The man and the woman were married in full community of property. As a result, the man's premarital study debt had become part of the community. Shortly after the marriage, the man had an accident, which resulted in him having to be cared for outside the home for a considerable period. The man did not complete his studies (which, according to the woman, would have been possible under the circumstances) and, once he had recovered, he went astray. In the court's opinion, there were no such exceptional circumstances that justified a deviation from the equal obligation to contribute.

Arnhem-Leeuwarden Court:

The man and the woman married at a later age.
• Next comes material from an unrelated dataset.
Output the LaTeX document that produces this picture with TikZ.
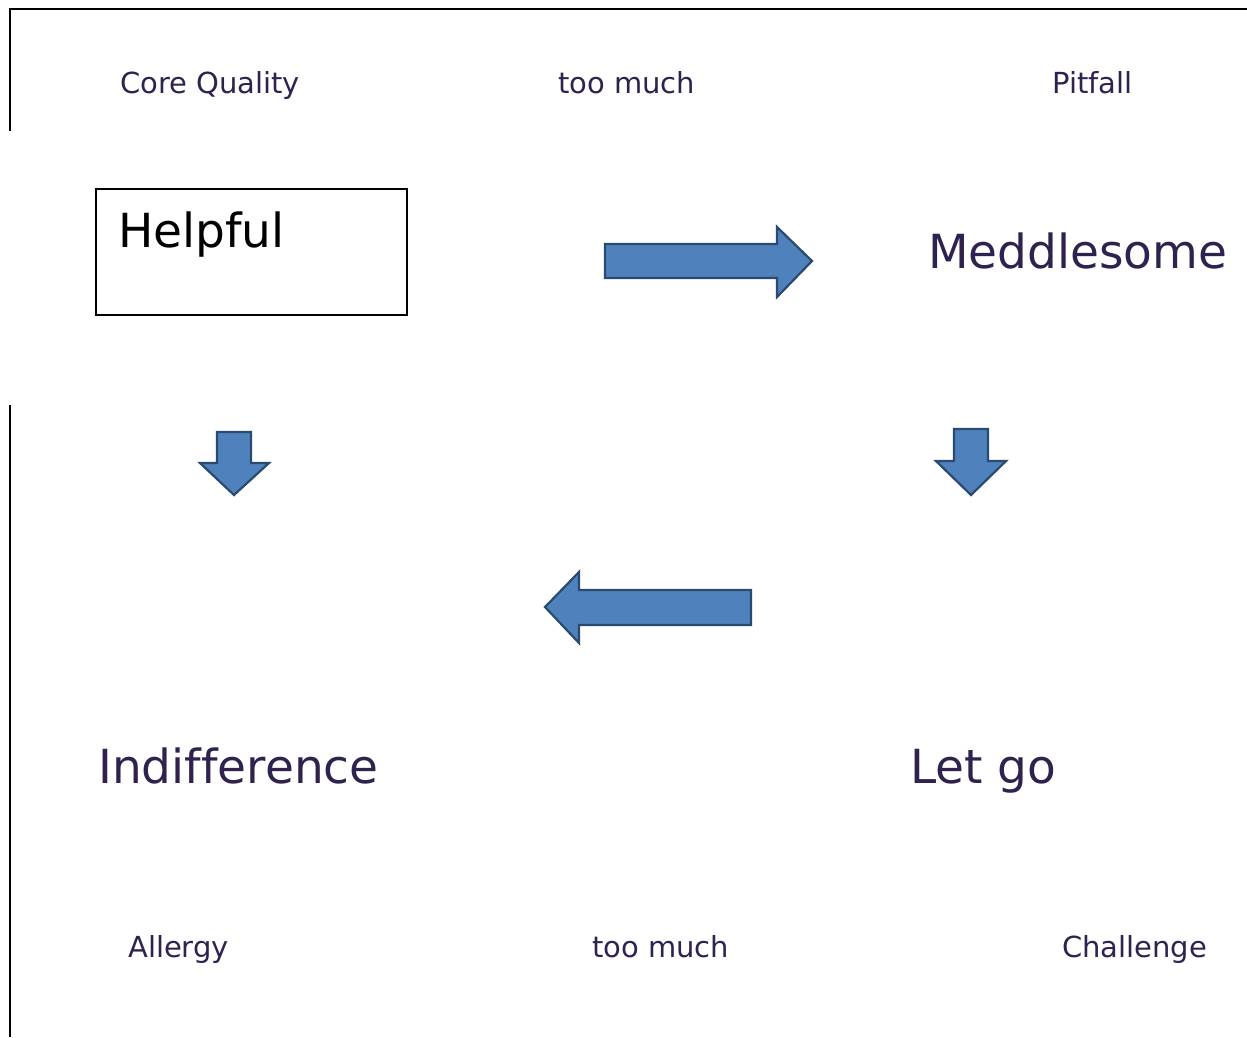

Both had been married before and the man had to pay his ex-wife a large amount of spousal support. The second marriage also did not last. The man lost his job, became depressed and neglected his finances. At the time of the divorce, the man had a debt of more than €20,000 in connection with outstanding spousal support, of which he believed the woman should bear half. According to the court, the circumstances were not special enough to deviate from an equal distribution of the burden of support and therefore ruled in the man's favour.

Negative estate

The new rule as of 1 January 2018 means that the judge can more easily rule on a different division of the community debts. This is possible if and to the extent that the balance of the dissolved community is negative, namely where the requirements of reasonableness and fairness, also in connection with the nature of the debts, result in a different obligation to contribute. Referring to the legislative history does this concern i) debts that a spouse has incurred without the other spouse's knowledge or ii) debts that a spouse has incurred to make irresponsible expenditures. In this context, one might think, for example, of gambling debts or debts from a bank loan. A recent example of this broader exception possibility is the following ruling.

Rotterdam District Court:

In this case it was established that the community was insufficient to pay the community debts. The woman argued that the man had incurred many debts without her knowledge and that the man had incurred the debts to make irresponsible expenditures. The woman did the regular administration, but the man concealed the other administration. This included traffic fines. In support of her position, the woman submitted, among other things, photos of postal items that she found in the basement of the marital home. The man stated that the woman had profited from the money, but could not substantiate this. This resulted in the court imposing a 100% obligation on the man to pay eight debts for a total amount of approximately €8,500.

Conclusion

The main rule of the fifty-fifty obligation to contribute can have far-reaching consequences for the spouse who did not incur the debt(s) themselves. Until 1 January 2018, it was only possible to deviate from the fifty-fifty obligation to contribute in very exceptional cases. After this date, there was a little more breathing space for the dissolved community with a negative balance.

However, it is important to keep in mind that the new rule has a limited scope. It only applies to the situation upon dissolution of the community and can only be applied if the assets of the community are insufficient to pay the debts of the community (negative estate). In other words, the new rule does not apply in cases before the dissolution of the community and if there is no deficit. Furthermore, it is important that debts of communities that were dissolved before 1 January 2018 are assessed differently under the new rule, if and to the extent that the community in question would have a negative balance. In all such cases, one falls back on the main rule of the fifty-fifty obligation to contribute, whereby deviation can only be assumed in the case of very exceptional cases (the heavy standard).